In terms of the Big Data big picture, HPCC creates another Big Data “fork.” That is, Big Data technologies are still in the development phase, and it is unclear which approach, including competing approaches within the Hadoop framework via commercial distributions from EMC and Cloudera, will eventually win out. The entry of LexisNexis adds another competitor to the picture, potentially lengthening the amount of time it will take for a particular Big Data approach to win out. This, understandably, makes companies that are interested in Big Data reluctant to choose one approach over the other until a dominant approach emerges. Nobody wants to get stuck with an expensive Betamax when everyone else is using VHS.

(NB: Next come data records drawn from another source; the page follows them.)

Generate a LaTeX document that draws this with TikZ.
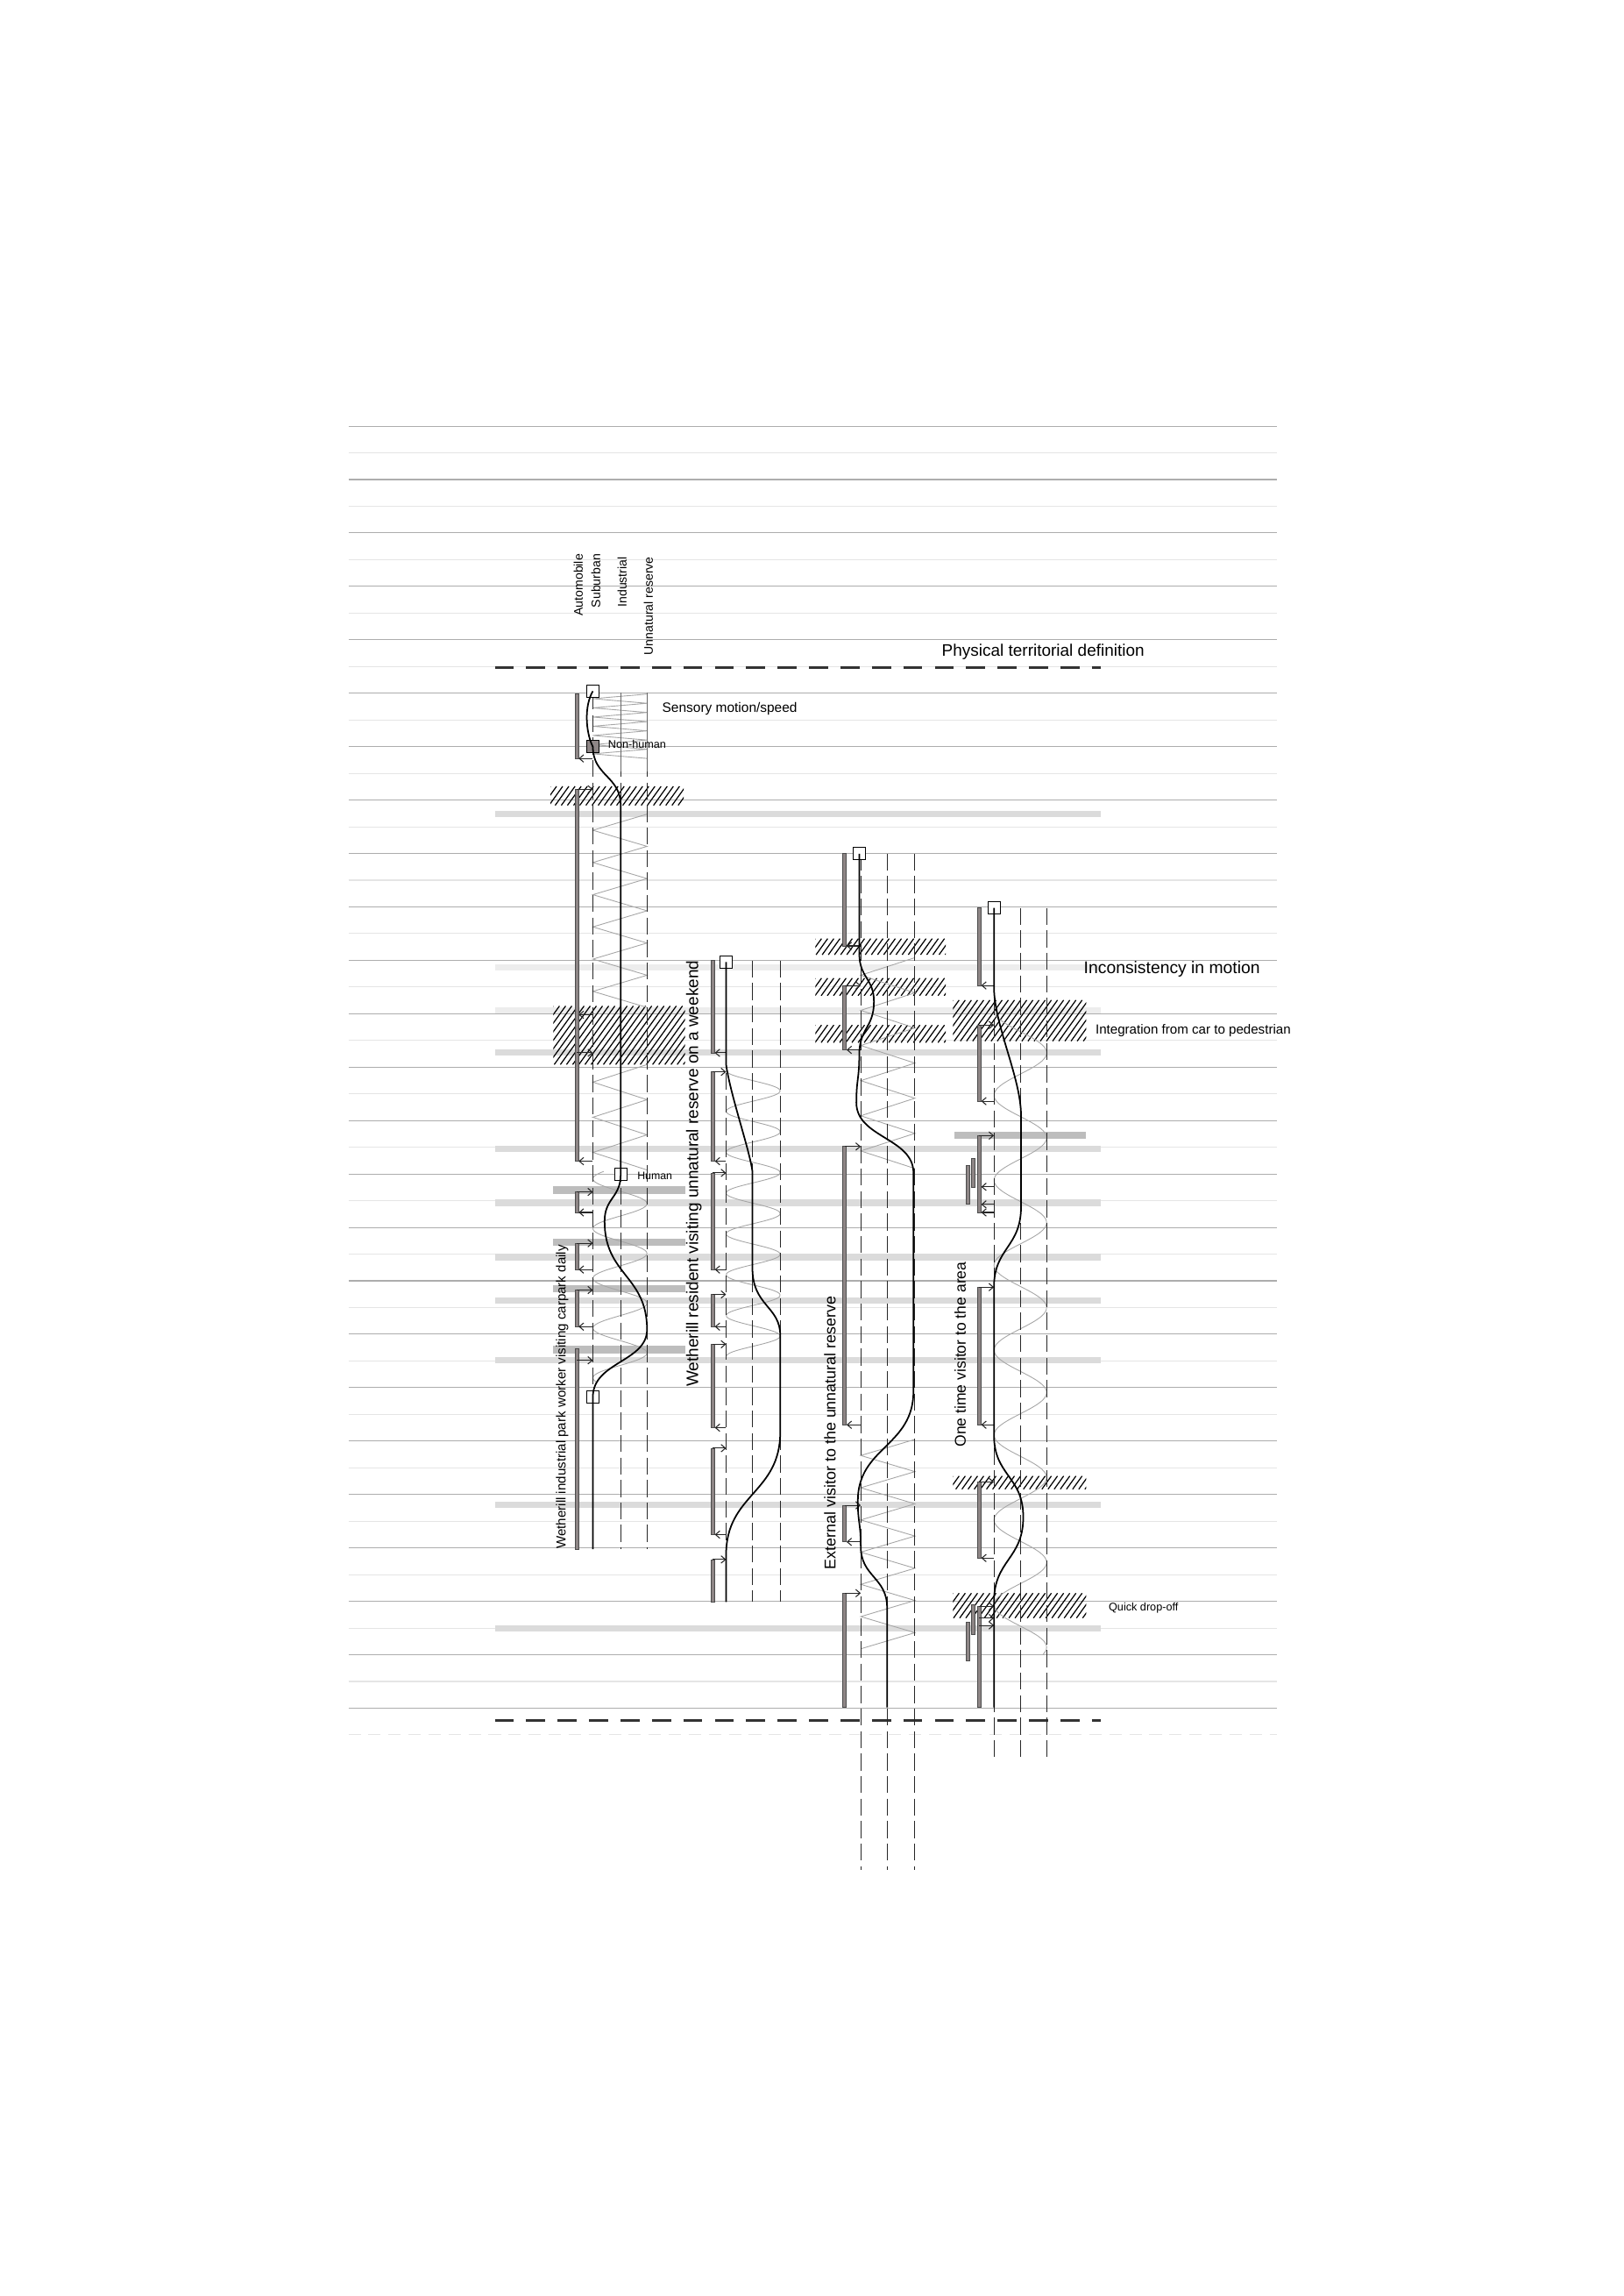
\documentclass[tikz,border=0pt]{standalone}
\usepackage{fontspec}
\setmainfont{Liberation Sans}
\usetikzlibrary{arrows.meta}

\definecolor{barfill}{HTML}{8E8686}

% car bar and its hand-overs to the suburban lane
\newcommand\carbar[3]{\filldraw[carbar] (#1-1.2,#2) rectangle (#1+1.2,#3);}
\newcommand\carout[3]{\draw[conn] (#1,#3) -- (#2,#3);}
\newcommand\carin[3]{\draw[conn] (#2,#3) -- (#1+1.3,#3);}
% hatched zone
\newcommand\hatchbox[4]{%
  \begin{scope}
    \clip (#1,#2) rectangle (#3,#4);
    \pgfmathsetmacro\hA{#1-0.72*(#4-#2)}
    \pgfmathsetmacro\hB{\hA+4.2}
    \foreach \k in {\hA,\hB,...,#3}
      \draw[hatchline] (\k,#4) -- ++({0.72*(#4-#2)},{-(#4-#2)});
  \end{scope}}
% sensory waves between suburban and reserve lanes
\newcommand\zigzag[5]{%
  \pgfmathtruncatemacro\zzn{#5+1}
  \draw[wave] plot[variable=\t, domain=0:#5, samples=\zzn]
    ({(#1+#2)/2+(#2-#1)/2*cos(180*\t)}, {#3+#4*\t});}
\newcommand\sinewave[6]{%
  \draw[wave] plot[variable=\t, domain=#3:#4, samples=140, smooth]
    ({(#1+#2)/2+(#2-#1)/2*cos((\t-#6)/#5*360)}, {\t});}

\begin{document}
\begin{tikzpicture}[
    x=0.167mm, y=-0.167mm,
    gridmajor/.style={draw=black!32, line width=0.3pt},
    gridminor/.style={draw=black!10, line width=0.3pt},
    border/.style={draw=black!80, line width=0.75pt, dash pattern=on 6.2pt off 4pt},
    lane/.style={draw=black!85, line width=0.3pt, dash pattern=on 5.5pt off 1.8pt},
    band/.style={fill=black!14},
    bandpale/.style={fill=black!7},
    banddark/.style={fill=black!26},
    carbar/.style={fill=barfill, draw=black!70, line width=0.2pt},
    conn/.style={draw=black!85, line width=0.3pt, -{Straight Barb[length=1.4pt,width=2.4pt]}},
    route/.style={draw=black, line width=0.5pt},
    wave/.style={draw=black!35, line width=0.25pt},
    hatchline/.style={draw=black, line width=0.35pt},
    stopbox/.style={draw=black, line width=0.35pt, fill=white, minimum size=1.4mm, inner sep=0pt},
    label/.style={inner sep=0pt, text=black}
]
\useasboundingbox (0,0) rectangle (1109,1568);
\fill[white] (0,0) rectangle (1109,1568);

% ground lines
\foreach \k in {0,...,48} {
  \pgfmathsetmacro\yy{291+18.24*\k}
  \ifodd\k\relax
    \draw[gridminor] (238,\yy) -- (872,\yy);
  \else
    \draw[gridmajor] (238,\yy) -- (872,\yy);
  \fi
}
\draw[gridminor, dash pattern=on 4pt off 2.5pt] (238,1184.7) -- (872,1184.7);

% physical territorial definition
\draw[border] (338,456) -- (752,456);
\draw[border] (338,1175) -- (752,1175);

% bands
\foreach \y in {555.7,718.6,784.5,821.5,858.6,888,929,1027.6,1112}
  \fill[band] (338,\y-2.2) rectangle (752,\y+2.2);
\foreach \y in {660.5,690}
  \fill[bandpale] (338,\y-2.2) rectangle (752,\y+2.2);
\foreach \y in {812.7,848.5,880,921.7}
  \fill[banddark] (378,\y-2.5) rectangle (468,\y+2.5);
\fill[banddark] (652,773) rectangle (742,778);

% hatched zones
\hatchbox{376}{537}{467}{550}
\hatchbox{378}{687}{468}{727}
\hatchbox{557}{641}{646}{652}
\hatchbox{557}{668}{646}{680}
\hatchbox{557}{700}{646}{712}
\hatchbox{651}{683}{742}{711}
\hatchbox{651}{1008}{742}{1017}
\hatchbox{651}{1088}{742}{1105}

% waves
\zigzag{405}{442}{474}{3.14}{14}
\zigzag{405}{442}{556}{11}{12}
\zigzag{405}{442}{727}{12}{6}
\sinewave{405}{442}{800}{944}{34}{856}
\sinewave{496}{533}{731}{926}{27.9}{745}
\zigzag{588}{625}{654}{12}{12}
\zigzag{588}{625}{983}{11}{13}
\sinewave{679}{715}{690}{1130}{58}{719}

% lanes
\foreach \x in {405,424,442} \draw[lane] (\x,473) -- (\x,1058);
\foreach \x in {424,442} \draw[black!60, line width=0.25pt] (\x,473) -- (\x,527);
\foreach \x in {496,514,533} \draw[lane] (\x,656) -- (\x,1094);
\foreach \x in {588,606,625} \draw[lane] (\x,583) -- (\x,1277);
\foreach \x in {679,697,715} \draw[lane] (\x,620) -- (\x,1202);

% car bars, park worker
\carbar{394}{474}{518} \carin{394}{405}{518}
\carbar{394}{539}{793} \carout{394}{405}{539} \carin{394}{405}{693}
\carout{394}{405}{719} \carin{394}{405}{793}
\carbar{394}{814}{828} \carout{394}{405}{814} \carin{394}{405}{828}
\carbar{394}{849}{867} \carout{394}{405}{849} \carin{394}{405}{867}
\carbar{394}{881}{906} \carout{394}{405}{881} \carin{394}{405}{906}
\carbar{394}{921}{1058} \carout{394}{405}{929}
% car bars, resident
\carbar{487}{656}{719} \carin{487}{496}{719}
\carbar{487}{732}{793} \carout{487}{496}{732} \carin{487}{496}{793}
\carbar{487}{801}{867} \carout{487}{496}{801} \carin{487}{496}{867}
\carbar{487}{884}{906} \carout{487}{496}{884} \carin{487}{496}{906}
\carbar{487}{918}{975} \carout{487}{496}{918} \carin{487}{496}{975}
\carbar{487}{989}{1048} \carout{487}{496}{989} \carin{487}{496}{1048}
\carbar{487}{1065}{1094} \carout{487}{496}{1065}
% car bars, external visitor
\carbar{577}{583}{646} \carin{577}{588}{646}
\carbar{577}{673}{717} \carout{577}{588}{673} \carin{577}{588}{717}
\carbar{577}{783}{973} \carout{577}{588}{783} \carin{577}{588}{973}
\carbar{577}{1028}{1053} \carout{577}{588}{1028} \carin{577}{588}{1053}
\carbar{577}{1088}{1166} \carout{577}{588}{1088}
% car bars, one time visitor
\carbar{669}{620}{673} \carin{669}{679}{673}
\carbar{669}{700}{752} \carout{669}{679}{700} \carin{669}{679}{752}
\carbar{669}{775.5}{828} \carout{669}{679}{775.5} \carin{669}{679}{810.5}
\carin{669}{679}{822.5} \carin{669}{679}{828}
\carbar{665}{791}{811} \carbar{661}{796}{822}
\carbar{669}{879}{973} \carout{669}{679}{879} \carin{669}{679}{973}
\carbar{669}{1012}{1064} \carout{669}{679}{1012} \carin{669}{679}{1064}
\carbar{669}{1097}{1166} \carout{669}{679}{1097} \carout{669}{679}{1105} \carout{669}{679}{1110}
\carbar{665}{1096}{1116} \carbar{661}{1108}{1134}

% stops
\node[stopbox] (wkstart) at (405,472) {};
\node[stopbox, fill=barfill] (wknonhuman) at (405,510) {};
\node[stopbox] (wkhuman) at (424,802) {};
\node[stopbox] (wkend) at (405,954) {};
\node[stopbox] (rsstart) at (496,657) {};
\node[stopbox] (exstart) at (587,583) {};
\node[stopbox] (otstart) at (679,620) {};

% routes
\draw[route] (wkstart.center) .. controls (399,482) and (400,500) .. (wknonhuman.center)
  .. controls (405,530) and (424,530) .. (424,550) -- (wkhuman.center)
  .. controls (424,818) and (413,818) .. (413,834)
  .. controls (413,871) and (442,871) .. (442,908)
  .. controls (442,930) and (405,930) .. (wkend.center) -- (405,1058);
\draw[route] (rsstart.center) -- (496,727) .. controls (499,748) and (512,785) .. (514,800)
  -- (514,866) .. controls (514,892) and (533,892) .. (533,912)
  -- (533,978) .. controls (533,1020) and (496,1020) .. (496,1062) -- (496,1094);
\draw[route] (exstart.center) -- (587,651) .. controls (587,668) and (597,668) .. (597,684)
  .. controls (597,702) and (587,702) .. (587,720)
  .. controls (587,737) and (585,737) .. (585,753)
  .. controls (585,777) and (624,777) .. (624,801) -- (624,950)
  .. controls (624,988) and (586,988) .. (586,1025)
  .. controls (586,1040) and (588,1040) .. (588,1056)
  .. controls (588,1077) and (606,1077) .. (606,1098) -- (606,1166);
\draw[route] (otstart.center) -- (679,674) .. controls (679,700) and (697.5,736) .. (697.5,762)
  -- (697.5,824) .. controls (697.5,852) and (679,852) .. (679,879)
  -- (679,980) .. controls (679,1008) and (699,1008) .. (699,1036)
  .. controls (699,1065) and (679,1065) .. (679,1094) -- (679,1166);

% lane heads
\node[label, rotate=90, anchor=east, font=\fontsize{4}{5}\selectfont] (colauto) at (395,378) {Automobile};
\node[label, rotate=90, anchor=east, font=\fontsize{4}{5}\selectfont] (colsub) at (407,378) {Suburban};
\node[label, rotate=90, anchor=east, font=\fontsize{4}{5}\selectfont] (colind) at (425,380) {Industrial};
\node[label, rotate=90, anchor=east, font=\fontsize{4}{5}\selectfont] (colres) at (443,380) {Unnatural reserve};

% notes
\node[label, anchor=west, font=\fontsize{5.4}{6}\selectfont] (physical) at (643,445) {Physical territorial definition};
\node[label, anchor=west, font=\fontsize{4.4}{5}\selectfont] (sensory) at (452,484) {Sensory motion/speed};
\node[label, anchor=west, font=\fontsize{3.6}{4}\selectfont] (nonhuman) at (415,508) {Non-human};
\node[label, anchor=west, font=\fontsize{3.5}{4}\selectfont] (human) at (435,803) {Human};
\node[label, anchor=west, font=\fontsize{5.5}{6}\selectfont] (inconsistency) at (740,662) {Inconsistency in motion};
\node[label, anchor=west, font=\fontsize{4.3}{5}\selectfont] (integration) at (748,704) {Integration from car to pedestrian};
\node[label, anchor=west, font=\fontsize{3.6}{4}\selectfont] (dropoff) at (757,1098) {Quick drop-off};

% personas
\node[label, rotate=90, font=\fontsize{4.3}{5}\selectfont] (worker) at (384,954) {Wetherill industrial park worker visiting carpark daily};
\node[label, rotate=90, font=\fontsize{5.4}{6}\selectfont] (resident) at (474,801.5) {Wetherill resident visiting unnatural reserve on a weekend};
\node[label, rotate=90, font=\fontsize{5.1}{6}\selectfont] (external) at (567,978.5) {External visitor to the unnatural reserve};
\node[label, rotate=90, font=\fontsize{5}{6}\selectfont] (onetime) at (656,925) {One time visitor to the area};
\end{tikzpicture}
\end{document}
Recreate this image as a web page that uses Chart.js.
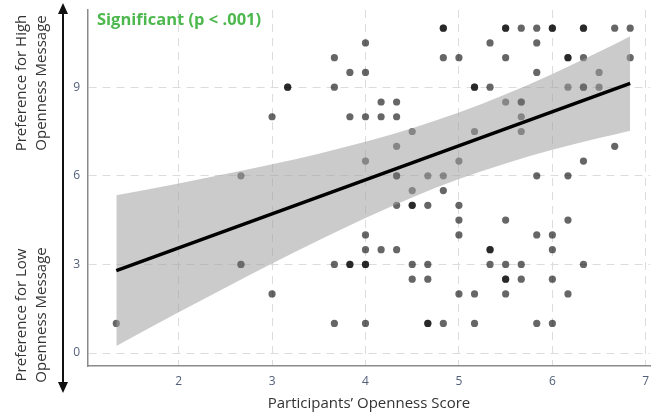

The benefits of increased competition in the Big Data space will, I think, outweigh the negatives, specifically a lengthy battle for supremacy. Increased competition will spur more innovation in less time than if Hadoop had no worthy foe. Any lag time created by a drawn-out Big Data war will be offset by the superior innovation it will likely lead to.
For companies that want to get started with Big Data and have the internal expertise to do so, I recommend experimenting with both community editions of HPCC and Hadoop. I wouldn’t make any investments in commercial versions of either technology until you’ve tried both out and thoroughly vetted them for your specific use cases. Even then, proceed cautiously, as it will be some time before the winner in the Big Data competition becomes clear.
Those companies that lack the internal resources to take advantage of Big Data now should still get engaged. Start thinking about how Big Data could help your business, either by improving operational efficiency, identifying new revenue opportunities, or in any number of other ways. Follow the developments in the Big Data space and reach out to companies with similar needs that are using Big Data technologies and learn from their experiences. That way, when a dominant Big Data approach emerges and the technology becomes truly enterprise-ready, you won’t get caught flatfooted.